The people who would use crash-dumps (big sensitive firms) don't trust
you.

And they'd be right not to trust you. You end up having a _lot_ of
sensitive data even if you avoid user memory and page cache. The network
buffers, the dentries, and just stale data that hasn't been overwritten.

So if you end up having secure data on that machine, you should *never*
send a dump to somebody you don't trust. For the financial companies
(which are practically the only ones that would use dumps) there can even
be legal reasons why they cannot do that!

> That leaves security keys and perhaps filenames, and these could probably
> be addressed.

It leaves almost every single kernel allocation, and no, it cannot be
addressed.

How are you going to clear out the network packets that you have in
memory? They're just kmalloc'ed.

> > I'm sure we've had one or two crashdumps over the years that have actually
> > clarified a bug.
> >
> > But I seriously doubt it is more than a handful.
>
> We've had a few more than that, but all the ones I recall actually came
> from the kdump developers who were hitting other bugs and who just happened
> to know how to drive the thing.

Right, I don't dispute that some _developers_ might use dumping.
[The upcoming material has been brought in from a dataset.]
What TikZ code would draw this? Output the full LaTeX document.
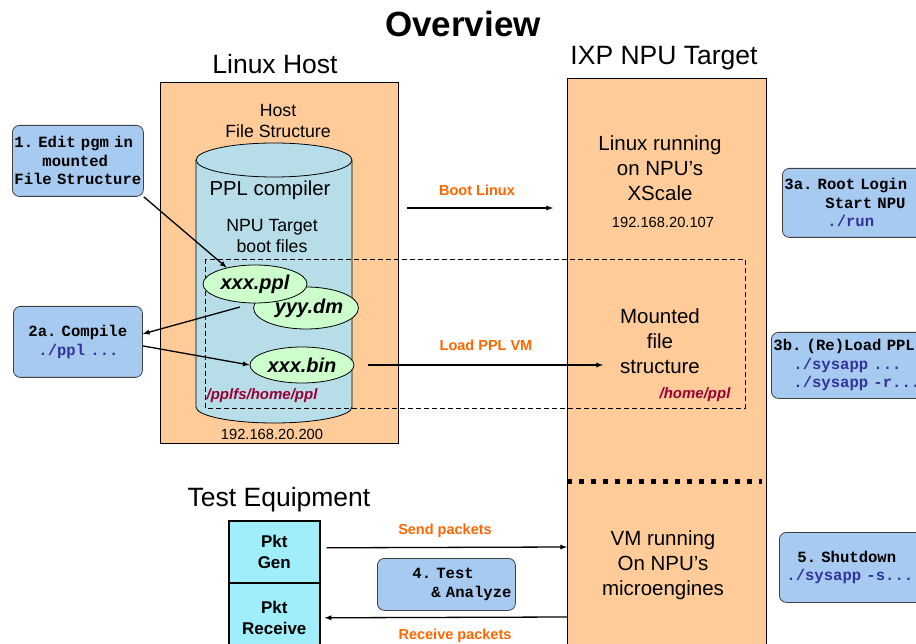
\documentclass[tikz,border=0pt]{standalone}
\usepackage{fontspec}
\setmainfont{Liberation Sans}
\newfontfamily\codefont{Liberation Mono}
\usetikzlibrary{shapes.geometric}
\definecolor{hostorange}{HTML}{FFCC99}
\definecolor{stepblue}{HTML}{A6CAF0}
\definecolor{cylteal}{HTML}{B7DEE8}
\definecolor{filegreen}{HTML}{CCFFCC}
\definecolor{pktcyan}{HTML}{A0EEFA}
\definecolor{linkorange}{HTML}{FF6600}
\definecolor{pathred}{HTML}{990033}
\definecolor{codeblue}{HTML}{333399}

\begin{document}
\begin{tikzpicture}[
  x=1pt, y=1pt,
  every node/.style={align=center, inner sep=0pt},
  hostbox/.style={draw, fill=hostorange, anchor=north west, line width=0.8pt},
  stepbox/.style={draw=black!75, fill=stepblue, rounded corners=7pt, anchor=north west,
    align=left, inner xsep=2pt, line width=0.8pt,
    font=\codefont\bfseries\fontsize{15.6}{18.5}\selectfont},
  fileell/.style={ellipse, draw, fill=filegreen, line width=0.8pt,
    font=\bfseries\itshape\fontsize{20}{24}\selectfont},
  pktbox/.style={draw, fill=pktcyan, line width=1.6pt, anchor=north west,
    minimum width=91pt, font=\bfseries\fontsize{17}{21}\selectfont},
  linklabel/.style={text=linkorange, font=\bfseries\fontsize{14.5}{17}\selectfont},
  pathlabel/.style={text=pathred, font=\bfseries\itshape\fontsize{15}{18}\selectfont},
  iplabel/.style={font=\fontsize{14.7}{17}\selectfont},
  heading/.style={font=\fontsize{26.5}{30}\selectfont},
  bodytext/.style={font=\fontsize{20.5}{25}\selectfont},
  smalltext/.style={font=\fontsize{17.7}{21}\selectfont},
  link/.style={draw, line width=1.3pt, -latex}
  ]

\useasboundingbox (0,0) rectangle (916,-644);
\fill[white] (0,0) rectangle (916,-644);
\clip (0,0) rectangle (916,-644);

\node[font=\bfseries\fontsize{35}{40}\selectfont] (title) at (463,-24) {Overview};
\node[heading] (hosttitle) at (275,-64) {Linux Host};
\node[heading] (npututitle) at (664,-58) {IXP NPU Target};
\node[heading] (testtitle) at (279,-500) {Test Equipment};

\node[hostbox, minimum width=238pt, minimum height=361pt] (hostbox) at (160,-82) {};
\node[hostbox, minimum width=199pt, minimum height=600pt] (npubox) at (567,-78) {};

\fill[cylteal] (196,-160) -- (196,-407)
  arc[start angle=180, end angle=360, x radius=78pt, y radius=16pt] -- (352,-160) -- cycle;
\draw[line width=0.8pt] (196,-160) -- (196,-407)
  arc[start angle=180, end angle=360, x radius=78pt, y radius=16pt] -- (352,-160);
\draw[fill=cylteal, line width=0.8pt] (274,-160) ellipse [x radius=78pt, y radius=17pt];

\node[smalltext] (hostfs) at (278,-121) {Host\\File Structure};
\node[font=\fontsize{20.3}{24}\selectfont] (compiler) at (270,-190) {PPL compiler};
\node[smalltext] (bootfiles) at (272,-236) {NPU Target\\boot files};
\node[iplabel] (hostip) at (272,-434) {192.168.20.200};

\draw[line width=0.8pt, dash pattern=on 5pt off 3pt] (205,-259) rectangle (745,-408);

\node[fileell, minimum width=102pt, minimum height=42pt] (dm) at (306,-308) {\hspace*{6pt}yyy.dm};
\node[fileell, minimum width=104pt, minimum height=38pt] (ppl) at (255,-284) {xxx.ppl};
\node[fileell, minimum width=104pt, minimum height=36pt] (bin) at (302,-365) {xxx.bin};
\node[pathlabel] (hostpath) at (262,-396) {/pplfs/home/ppl};

\node[bodytext] (xscale) at (660,-168) {Linux running\\on NPU’s\\XScale};
\node[iplabel] (npuip) at (663,-222) {192.168.20.107};
\node[bodytext] (mounted) at (660,-341) {Mounted\\file\\structure};
\node[pathlabel] (npupath) at (695,-395) {/home/ppl};
\draw[line width=5pt, dash pattern=on 5pt off 7pt] (567,-481) -- (762,-481);
\node[bodytext] (vm) at (663,-565) {VM running\\On NPU’s\\microengines};

\node[stepbox, text width=127pt, minimum height=71pt] (step1) at (12,-125)
  {1.~Edit~pgm~in\\\phantom{xxx}mounted\\File~Structure};
\node[stepbox, text width=125pt, minimum height=71pt] (step2a) at (13,-306)
  {\hspace*{13pt}2a.~Compile\\\hspace*{23pt}\textcolor{codeblue}{./ppl~...}};
\node[stepbox, text width=160pt, minimum height=69pt] (step3a) at (782,-168)
  {3a.~Root~Login\\\hspace*{41pt}Start~NPU\\\hspace*{43pt}\textcolor{codeblue}{./run}};
\node[stepbox, text width=170pt, minimum height=66pt] (step3b) at (771,-332)
  {3b.~(Re)Load~PPL\\\hspace*{20pt}\textcolor{codeblue}{./sysapp~...}\\\hspace*{20pt}\textcolor{codeblue}{./sysapp~-r...}};
\node[stepbox, text width=134pt, minimum height=52pt] (step4) at (377,-558)
  {\hspace*{33pt}4.~Test\\\hspace*{52pt}\&~Analyze};
\node[stepbox, text width=160pt, minimum height=70pt] (step5) at (779,-532)
  {\hspace*{16pt}5.~Shutdown\\\hspace*{5pt}\textcolor{codeblue}{./sysapp~-s...}};

\node[pktbox, minimum height=62pt] (pktgen) at (228,-520) {Pkt\\Gen};
\node[pktbox, minimum height=70pt] (pktrecv) at (228,-582) {Pkt\\Receive};

\coordinate (cmpsrc) at (240,-307);
\coordinate (bootsrc) at (407,-208);
\coordinate (bootdst) at (553,-208);
\coordinate (mntdst) at (603,-365);
\coordinate (senddst) at (567,-547);
\coordinate (recvsrc) at (567,-617);

\draw[link] (step1.south east) -- (ppl.150);
\draw[link] (cmpsrc) -- ([yshift=8pt]step2a.east);
\draw[link] ([yshift=-4pt]step2a.east) -- (bin.west);
\draw[link] (bootsrc) -- (bootdst);
\draw[link] ([xshift=14pt]bin.east) -- (mntdst);
\draw[link] ([xshift=6pt,yshift=4pt]pktgen.east) -- (senddst);
\draw[link] (recvsrc) -- ([xshift=4pt]pktrecv.east);

\node[linklabel] (bootlbl) at (477,-190) {Boot Linux};
\node[linklabel] (loadlbl) at (486,-345) {Load PPL VM};
\node[linklabel] (sendlbl) at (445,-531) {Send packets};
\node[linklabel] (recvlbl) at (455,-636) {Receive packets};

\end{tikzpicture}
\end{document}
I dispute
that any user would practically ever use it.

And even for developers, I suspect it's _so_ far down the list of things
you do, that it's practically zero.

> > But 99% of the time, the problem doesn't happen on a developer machine,
> > and even if it does, 90% of the time you really just want the traceback
> > and register info that you get out of an oops.
>
> Often we don't even get that: "I was in X and it didn't hit the logs".

Yes.

> You can learn a hell of a lot by really carefully picking through kernel
> memory with gdb.

.. but you can learn equally much with other methods that do *not* involve
the pain and suffering that is a kernel dump.
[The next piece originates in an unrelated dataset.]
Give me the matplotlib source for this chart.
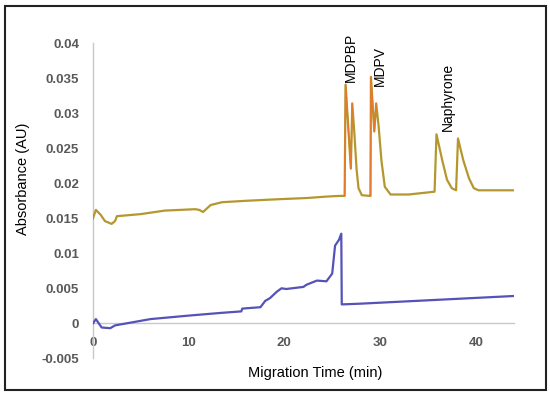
import matplotlib
matplotlib.use("Agg")
import matplotlib.pyplot as plt
import numpy as np
from matplotlib.patches import Rectangle

plt.rcParams["font.family"] = ["Liberation Sans", "DejaVu Sans"]

# Gold (upper) electropherogram
gold_t = [0, 0.3, 0.8, 1.25, 1.95, 2.3, 2.5, 5, 7.5, 10.7, 11.1, 11.5, 12.3, 13.5, 16, 19,
          22.4, 24.4, 25.8, 26.3, 26.4, 26.95, 27.1, 27.3, 27.55, 27.75, 28.1, 28.9, 29.0, 29.05,
          29.4, 29.6, 29.85, 30.15, 30.5, 31.1, 33, 35.7, 35.9, 36.5, 37.0, 37.5, 37.95, 38.15,
          38.7, 39.3, 39.8, 40.3, 44]
gold_v = [0.0150, 0.0162, 0.0155, 0.0146, 0.0142, 0.0146, 0.0153, 0.0156, 0.0161, 0.0163,
          0.0162, 0.0159, 0.0169, 0.0173, 0.0175, 0.0177, 0.0179, 0.0181, 0.0182, 0.0182,
          0.0341, 0.0221, 0.0314, 0.0275, 0.0220, 0.0193, 0.0183, 0.0182, 0.0182, 0.0352, 0.0274,
          0.0314, 0.0282, 0.0232, 0.0195, 0.0184, 0.0184, 0.0188, 0.0270, 0.0233, 0.0205, 0.0193,
          0.0190, 0.0264, 0.0233, 0.0207, 0.0193, 0.0190, 0.0190]

# Blue (lower) electropherogram
blue_t = [0, 0.3, 0.9, 1.8, 2.3, 6, 10, 13.5, 15.5, 15.6, 17.5, 18.0, 18.5, 19.2, 19.7,
          20.2, 22.0, 22.3, 23.4, 24.4, 25.0, 25.3, 25.7, 25.95, 26.0, 27.9, 44]
blue_v = [0.0, 0.0006, -0.0006, -0.0007, -0.0003, 0.0006, 0.0011, 0.0015, 0.0017, 0.0021,
          0.0023, 0.0032, 0.0036, 0.0045, 0.0050, 0.0049, 0.0052, 0.0055, 0.0061, 0.0060,
          0.0071, 0.0111, 0.0119, 0.0128, 0.0027, 0.0028, 0.0039]

x_ticks = [0, 10, 20, 30, 40]
y_ticks = [-0.005, 0, 0.005, 0.01, 0.015, 0.02, 0.025, 0.03, 0.035, 0.04]
y_tick_labels = ["-0.005", "0", "0.005", "0.01", "0.015", "0.02", "0.025", "0.03", "0.035", "0.04"]

peak_labels = ["MDPBP", "MDPV", "Naphyrone"]
peak_label_x = [27.0, 30.0, 37.1]
peak_label_y = [0.0345, 0.0339, 0.0275]

fig = plt.figure(figsize=(5.5, 3.96), dpi=100)
ax = fig.add_axes([0.1691, 0.0952, 0.7654, 0.7955])

gt = np.array(gold_t)
gv = np.array(gold_v)
ax.plot(gt, gv, color="#B5972F", lw=1.6, solid_joinstyle="round", zorder=3)
for lo, hi in [(26.3, 27.1), (29.0, 29.6)]:
    m = (gt >= lo) & (gt <= hi)
    ax.plot(gt[m], gv[m], color="#E57A2C", lw=1.0, zorder=4)
ax.plot(blue_t, blue_v, color="#5552B8", lw=1.6, solid_joinstyle="round", zorder=3)

ax.set_xlim(0, 44)
ax.set_ylim(-0.005, 0.04)
ax.set_xticks(x_ticks)
ax.set_yticks(y_ticks)
ax.set_yticklabels(y_tick_labels)

for s in ["top", "right"]:
    ax.spines[s].set_visible(False)
ax.spines["bottom"].set_position(("data", 0))
ax.spines["bottom"].set_color("#c8c8c8")
ax.spines["left"].set_color("#c8c8c8")
ax.spines["bottom"].set_linewidth(1.0)
ax.spines["left"].set_linewidth(1.0)
ax.spines["bottom"].set_zorder(1)

ax.tick_params(axis="both", length=0, labelsize=9.5, labelcolor="#595959")
ax.tick_params(axis="x", pad=10)
ax.tick_params(axis="y", pad=10)
for lab in ax.get_xticklabels() + ax.get_yticklabels():
    lab.set_fontweight("bold")

for name, x, y in zip(peak_labels, peak_label_x, peak_label_y):
    ax.text(x, y, name, rotation=90, ha="center", va="bottom", fontsize=10, color="black")

fig.text(315 / 550, 1 - 373 / 396, "Migration Time (min)", ha="center", va="center", fontsize=10.5, color="black")
fig.text(23 / 550, 1 - 179 / 396, "Absorbance (AU)", ha="center", va="center", rotation=90, fontsize=10.5, color="black")

fig.patches.append(Rectangle((5 / 550, 1 - 390 / 396), 541 / 550, 384 / 396, transform=fig.transFigure,
                             fill=False, edgecolor="#222222", lw=1.5))

fig.savefig("out.png", dpi=100)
Setting up netconsole or the firewire tools is much easier. The firewire
thing in particular is nice, because it doesn't actually rely on the
target having to even know about it (other than enabling the "remote DMA
access" thing once on bootup).

If you've ever picked through a kernel dump after-the-fact, I just bet you
could have done equally well with firewire, and it would have had _zero_
impact on your kernel image. Now, contrast that with kdump, and ask
yourself: which one do you think is worth concentrating effort on?

 - kdump: lots of code and maintenance effort, doesn't work if the CPU
   locks up, requires a lot of learning to go through the dump.

 - firewire: zero code, no maintenance effort, works even if the CPU locks
   up. Still does require the same learning to go through the end result.

Which one wins? I know which one I'll push.